Por: Miguel Subtil, Managing Director, Átomo Capital Partners
Nas últimas semanas, muitas têm sido as notícias sobre os preços da eletricidade e a forma de funcionamento do mercado grossista.
A verdade é que o mês de abril tem sido marcado por uma sucessão de acontecimentos inéditos no mercado de eletricidade: os preços grossistas médios estão em mínimos históricos de vários anos, assistimos a preços negativos pela primeira vez, vemos produtores a pagar para injetar eletricidade na rede e centrais solares a parar de produzir.
Mas o que explica tudo isto e serão estas boas ou más notícias?
Lamentavelmente, não há uma resposta simples.

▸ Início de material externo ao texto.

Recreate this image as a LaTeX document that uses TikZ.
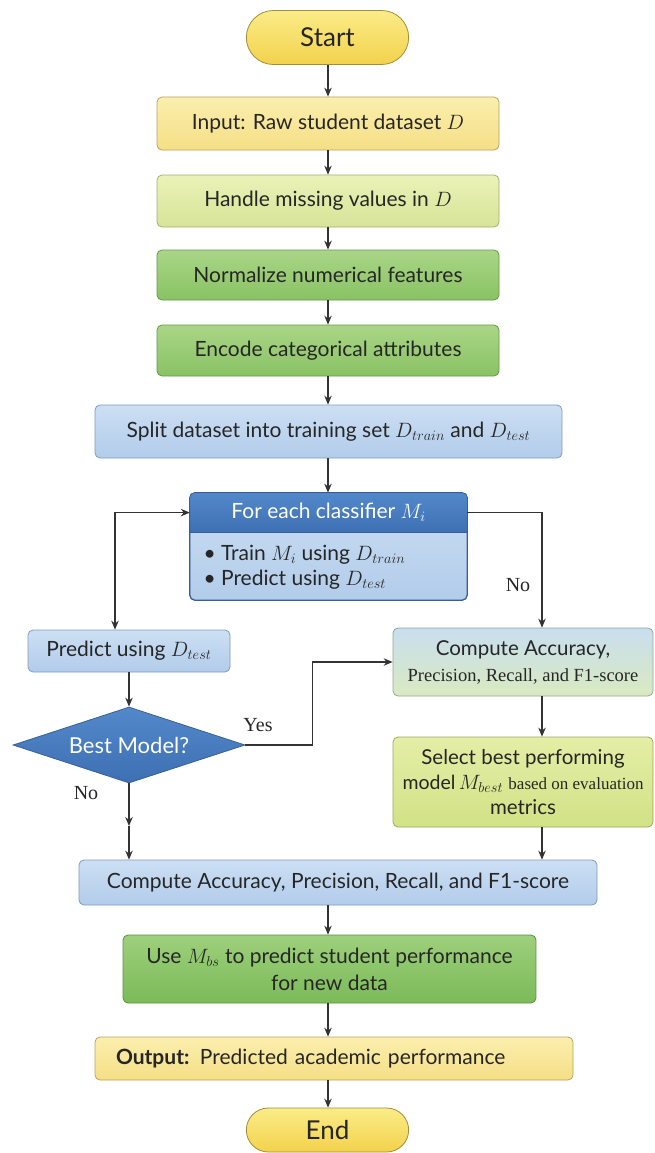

A queda dos preços grossistas é em muito explicada pela produção acima da média de energia com origem renovável, sobretudo hídrica e eólica. Em Portugal, no primeiro trimestre de 2024, a energia renovável abasteceu 89% do consumo, o valor mais elevado desde 1978 para este trimestre. Isto ajuda a perceber por que motivo março teve o preço médio mais baixo no mercado grossista de eletricidade em quase quatro anos. A juntar a isto, começámos abril com um novo marco histórico: a 5 de abril, o Mibel (mercado ibérico de eletricidade, criado em 2007), registou pela primeira vez preços negativos. O que é que isto significa? Que houve produtores dispostos a pagar para injetar eletricidade na rede (tipicamente, são centrais termoelétricas, nas quais os custos de parar a produção são mais elevados do que pagar o preço negativo durante algumas horas para continuarem a operar). Por outro lado, neste dia houve também outro acontecimento inédito: várias centrais solares pararam de produzir durante algumas horas, para equilibrar o excesso de produção face ao consumo existente. Se durante muitos anos não aproveitávamos a energia solar porque não tínhamos como o fazer, em 2024 temos excelentes condições para produzir eletricidade a partir da energia solar, mas temos as centrais a parar, por não termos o que fazer com tanta produção. Vivemos, com isto, um momento marcante no mercado da eletricidade, que nos obriga a pensar sobre o futuro da energia, a sua produção e o seu consumo.
Perante isto, o que se pode esperar nos próximos meses? Muito provavelmente, fruto das condições meteorológicas, continuaremos com elevados níveis de produção de energias renováveis em abril e maio, pelo que continuaremos com preços grossistas na Península Ibérica muito baixos. Ainda assim, espera-se que no 2º semestre comece a haver uma estabilização, e os valores aumentem, ainda que mais baixos do que a média de 2023.
Se estes factos podem representar boas notícias para as famílias que tenham tarifas indexadas de eletricidade, ao verem as suas faturas de eletricidade reduzir, é inegável que representam também uma mudança no paradigma do mercado, que nos deve dar que pensar e olhar com expectativa para o que será o futuro do mercado grossista de eletricidade a nível nacional, ibérico e europeu.
Finalmente é importante salientar que a produção de eletricidade tem um custo, evidentemente, e que é bem diferente de zero.
Isto representa um problema que terá de ser enfrentado com urgência e coragem, pois dificilmente se encontrarão investidores interessados em projetos com remuneração tão baixa ao longo da vida útil que não compense o investimento inicial.
É um tema muito sério, que interessa a todos, de produtores a consumidores finais, e dará muito que falar nos próximos tempos.